Summe ich die weiße Fahne

Jörg Weidler

Was weiß ich schon von Dichterinnen? Nicht viel. Zum Beispiel Charlotte Grasnick.

B. Stein schrieb in seinem Nachwort „Wenn etwas in uns glüht…“ der im Berliner Verbrecherverlag herausgegebenen Gesamtausgabe ihrer Gedichte, illustriert von Prof. Dieter Goltzsche: „Dass sie sich nicht nur bestens mit den Künsten und besonders in der Literatur auskannte und ein sicheres Gespür für Gelungenes wie auch Misslungenes hatte, sondern selbst seit früher Jugend Gedichte schrieb, das wusste ich lange Zeit nicht.“

Bin ich wenigstens nicht allein.

Bekannt aus der DDR war mir ihr Mann, Ulrich Grasnick. Aber Charlotte? Das änderte sich nach einem Gespräch mit ihr und Gedichten bei einer Lesung von ihr vor einigen Jahren. Warum also sind Dichterinnen so unbekannt? Obwohl sie doch mindestens genauso gut sind wie ihre Dichterkollegen? Wegen des Patriarchates und weil Frauen weniger wert sind als Männer? Oder liegt das an der Überlieferung, weil es ein Männerberuf ist, Dichter zu sein? Charlotte Grasnick hat ein bedeutendes lyrisches Werk hinterlassen. Die Liebesgedichte stellen dabei das Rückgrat dieses Werkes dar.

Während der Buchvorstellung im Club in der Ernststraße 14-16 am 30.03.2010 lagen Erinnerung und Traurigkeit über den ungefähr fünfzehn Köpfen, die andächtig zuhörten bei den von U. Grasnick ausgesuchten Gedichten aus dem Buch „So nackt an Dich gewendet“ (Herausgeber B. Stein) und zwei Erzählungen von ihr. „Erinnerung und Traurigkeit“ machten sich breit, weil Charlotte Grasnick leider im April des vergangenen Jahres verstarb. „Muss denn so etwas erst geschehen, um zusammen zu kommen wegen der Gedichte von ihr“, fragte mich eine Bekannte von ihr. Und wegen dieser eingangs genannten Fragen, behaupte ich.

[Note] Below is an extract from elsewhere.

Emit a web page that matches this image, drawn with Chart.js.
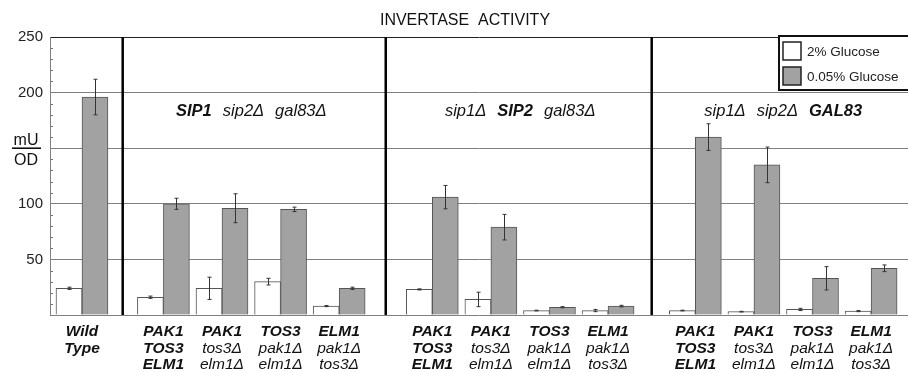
<!DOCTYPE html>
<html>
<head>
<meta charset="utf-8">
<script src="https://cdn.jsdelivr.net/npm/chart.js@4"></script>
<style>
  html, body { margin: 0; padding: 0; background: #fff; }
  canvas { display: block; }
</style>
</head>
<body>
<canvas id="invertase-chart" width="908" height="372"></canvas>
<script>
// ---------- DATA ----------
const strainLabels = [
  ["Wild", "Type"],
  ["PAK1", "TOS3", "ELM1"],
  ["PAK1", "tos3Δ", "elm1Δ"],
  ["TOS3", "pak1Δ", "elm1Δ"],
  ["ELM1", "pak1Δ", "tos3Δ"],
  ["PAK1", "TOS3", "ELM1"],
  ["PAK1", "tos3Δ", "elm1Δ"],
  ["TOS3", "pak1Δ", "elm1Δ"],
  ["ELM1", "pak1Δ", "tos3Δ"],
  ["PAK1", "TOS3", "ELM1"],
  ["PAK1", "tos3Δ", "elm1Δ"],
  ["TOS3", "pak1Δ", "elm1Δ"],
  ["ELM1", "pak1Δ", "tos3Δ"],
];
const groupTitles = [null, ["SIP1", "sip2Δ", "gal83Δ"], ["sip1Δ", "SIP2", "gal83Δ"], ["sip1Δ", "sip2Δ", "GAL83"]];
const groupSizes = [1, 4, 4, 4];

const glucose2 = [24, 16, 24, 30, 8, 23, 14, 4, 4, 4, 3, 5, 3.5];
const glucose2Err = [1, 1, 10, 3, 0.5, 0.5, 6.5, 0.3, 1, 0.3, 0.3, 1, 0.5];
const glucose005 = [196, 100, 96, 95, 24, 106, 79, 7, 8, 160, 135, 33, 42];
const glucose005Err = [16, 5, 13, 2, 1, 10.5, 11.5, 0.5, 0.7, 12, 16, 10.5, 3];

const yTicks = [50, 100, 200, 250];

// ---------- LAYOUT ----------
const family = "'Liberation Sans', Arial, Helvetica, sans-serif";
const groupGaps = [0, 0.39, 0.59, 0.49]; // extra space before each group (in bar-pair units)

// x position of every strain, with wider gaps between groups
const xPos = [];
const groupRange = [];
let pos = 0;
groupSizes.forEach((n, g) => {
  pos += groupGaps[g];
  groupRange.push([pos, pos + n - 1]);
  for (let i = 0; i < n; i++) {
    xPos.push(pos);
    pos++;
  }
});

// draw words, bold when gene is wild type (no Δ)
function drawWords(ctx, words, cx, y, size, gap) {
  const fontFor = (w) => `italic ${w.includes("Δ") ? "normal" : "bold"} ${size}px ${family}`;
  let total = 0;
  words.forEach((w, i) => {
    ctx.font = fontFor(w);
    total += ctx.measureText(w).width + (i > 0 ? gap : 0);
  });
  let x = cx - total / 2;
  words.forEach((w) => {
    ctx.font = fontFor(w);
    ctx.fillText(w, x, y);
    x += ctx.measureText(w).width + gap;
  });
}

const decorations = {
  id: "decorations",
  afterDatasetsDraw(chart) {
    const { ctx, chartArea, scales } = chart;
    const x = scales.x;
    const y = scales.y;
    ctx.save();

    // error bars
    ctx.strokeStyle = "#333";
    ctx.lineWidth = 1;
    const errs = [glucose2Err, glucose005Err];
    chart.data.datasets.forEach((ds, d) => {
      chart.getDatasetMeta(d).data.forEach((bar, i) => {
        const v = ds.data[i].y;
        const top = y.getPixelForValue(v + errs[d][i]);
        const bot = y.getPixelForValue(v - errs[d][i]);
        const bx = Math.round(bar.x) + 0.5;
        ctx.beginPath();
        ctx.moveTo(bx, top);
        ctx.lineTo(bx, bot);
        ctx.moveTo(bx - 2, top);
        ctx.lineTo(bx + 2, top);
        ctx.moveTo(bx - 2, bot);
        ctx.lineTo(bx + 2, bot);
        ctx.stroke();
      });
    });

    // minor ticks on y axis
    ctx.strokeStyle = "#777";
    for (let v = 10; v < 250; v += 10) {
      if (v % 50 === 0) continue;
      const py = Math.round(y.getPixelForValue(v)) + 0.5;
      ctx.beginPath();
      ctx.moveTo(chartArea.left, py);
      ctx.lineTo(chartArea.left + 3, py);
      ctx.stroke();
    }

    // group separators
    ctx.strokeStyle = "#000";
    ctx.lineWidth = 2.5;
    for (let g = 1; g < groupRange.length; g++) {
      const px = x.getPixelForValue((groupRange[g - 1][1] + groupRange[g][0]) / 2);
      ctx.beginPath();
      ctx.moveTo(px, chartArea.top);
      ctx.lineTo(px, chartArea.bottom);
      ctx.stroke();
    }

    ctx.fillStyle = "#111";
    ctx.textBaseline = "alphabetic";
    ctx.textAlign = "left";

    // group titles
    groupTitles.forEach((t, g) => {
      if (!t) return;
      const cx = x.getPixelForValue((groupRange[g][0] + groupRange[g][1]) / 2);
      drawWords(ctx, t, cx, y.getPixelForValue(200) + 23, 16.5, 11);
    });

    // strain labels under the axis
    strainLabels.forEach((lines, i) => {
      const cx = x.getPixelForValue(xPos[i]);
      lines.forEach((line, l) => {
        drawWords(ctx, [line], cx, chartArea.bottom + 21 + l * 16.5, 15.5, 0);
      });
    });

    // title
    ctx.font = `16px ${family}`;
    ctx.textAlign = "center";
    ctx.fillText("INVERTASE  ACTIVITY", 465, 25);

    // y axis unit
    const uy = y.getPixelForValue(150);
    ctx.font = `16px ${family}`;
    ctx.fillText("mU", 26, uy - 3);
    ctx.fillText("OD", 26, uy + 17);
    ctx.lineWidth = 1.5;
    ctx.beginPath();
    ctx.moveTo(12, uy);
    ctx.lineTo(41, uy);
    ctx.stroke();

    // legend box
    const lx = 779, ly = 36;
    ctx.fillStyle = "#fff";
    ctx.fillRect(lx, ly, 140, 54);
    ctx.lineWidth = 2;
    ctx.strokeStyle = "#111";
    ctx.strokeRect(lx, ly, 140, 54);
    chart.data.datasets.forEach((ds, d) => {
      const sy = ly + 6 + d * 25;
      ctx.fillStyle = ds.backgroundColor;
      ctx.fillRect(lx + 4, sy, 18, 18);
      ctx.lineWidth = 1.5;
      ctx.strokeStyle = "#222";
      ctx.strokeRect(lx + 4, sy, 18, 18);
      ctx.fillStyle = "#222";
      ctx.textAlign = "left";
      ctx.font = `13.5px ${family}`;
      ctx.fillText(ds.label, lx + 28, sy + 14);
    });

    ctx.restore();
  },
};

// ---------- CHART ----------
const chartCanvas = document.getElementById("invertase-chart");

const invertaseChart = new Chart(chartCanvas, {
  type: "bar",
  data: {
    datasets: [
      {
        label: "2% Glucose",
        data: xPos.map((px, i) => ({ x: px, y: glucose2[i] })),
        backgroundColor: "#ffffff",
        borderColor: "#555",
        borderWidth: 1,
        barThickness: 26,
      },
      {
        label: "0.05% Glucose",
        data: xPos.map((px, i) => ({ x: px, y: glucose005[i] })),
        backgroundColor: "#a2a2a2",
        borderColor: "#555",
        borderWidth: 1,
        barThickness: 26,
      },
    ],
  },
  options: {
    responsive: false,
    animation: false,
    layout: { padding: { top: 37, right: 0, left: 0, bottom: 0 } },
    plugins: {
      legend: { display: false },
      title: { display: false },
      tooltip: { enabled: false },
    },
    scales: {
      x: {
        type: "linear",
        min: -0.546,
        max: 14.1,
        offset: false,
        grid: { display: false },
        ticks: { display: false },
        border: { display: false },
        afterFit(scale) {
          scale.height = 57;
        },
      },
      y: {
        min: 0,
        max: 250,
        ticks: {
          stepSize: 50,
          padding: 7,
          color: "#222",
          font: { size: 15, family: family },
          callback: (v) => (yTicks.includes(v) ? String(v) : ""),
        },
        grid: {
          drawTicks: false,
          color: (c) => (c.tick && c.tick.value === 250 ? "#222" : "#808080"),
        },
        border: { color: "#808080" },
        afterFit(scale) {
          scale.width = 50;
        },
      },
    },
  },
  plugins: [decorations],
});
</script>
</body>
</html>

Es waren nicht alle Dichterinnen so berühmt und mutig wie die „Kindfrau“ Bettine von Arnim, deren 225. Geburtstag wir am 04.04.begingen. Aber mutig war Charlotte schon. Sie war eine kraftvolle Frau. In den Gedichten wie auch in ihrer späten Prosa, die uns Frank Büttner vorlas, war nicht der zweite Weltkrieg überraschenderweise ihre maßgebliche Erinnerung, sondern der plötzliche Umbruch an seinem Ende war ihre größere Irritation. „Die weiße Fahne, die ein Bauer, um das Dorf zu retten, einem Spähtrupp der Amerikaner entgegen trug, blieb für Charlotte ein Motiv, das über die tatsächliche Situation des mit dem Gefühl der Befreiung wie auch der Niederlage behafteten Kriegsendes hinauswies.“ ( B. Stein: Nachwort. „Wenn etwas in uns glüht…“)

Für die tatsächliche Situation brauchte es eine freie, starke Stimme, die Charlotte Grasnick besaß. Eine furchtlose, tapfere und geistreiche Frau, diese Ch. Grasnick, die von den Realitäten ausging, die sich nicht vom Gefühl der Befreiung oder der Niederlage leiten ließ. Man hatte den Eindruck, so B. Stein, dass sie viel von der männlichen Präsenz ausging, dass sie gerne ein wenig am Rande stand, einen Schritt zurück trat, um die Männer glänzen zu lassen. Das ist eine Beziehung zu ihrem Ehemann und den beiden erwachsenen Söhnen und ist ein Psychogramm von Charlotte Grasnick.

Frau ist immer etwas leiser, deshalb hören wir sie nicht immer. Das spricht für ihre Ehrlichkeit, Tapferkeit und Klugheit. Sie ist angepasster, weiser. Kompromissbereiter. Bereit, die Niederlagen zuzugeben, die wir uns bzw. 6 andere einhandeln. Das ziehe ich aus ihren Gedichten und Erzählungen.

So sollte jeder Mensch sein. Egal, ob Mann oder Frau, das ist auf jeden Fall meine Meinung.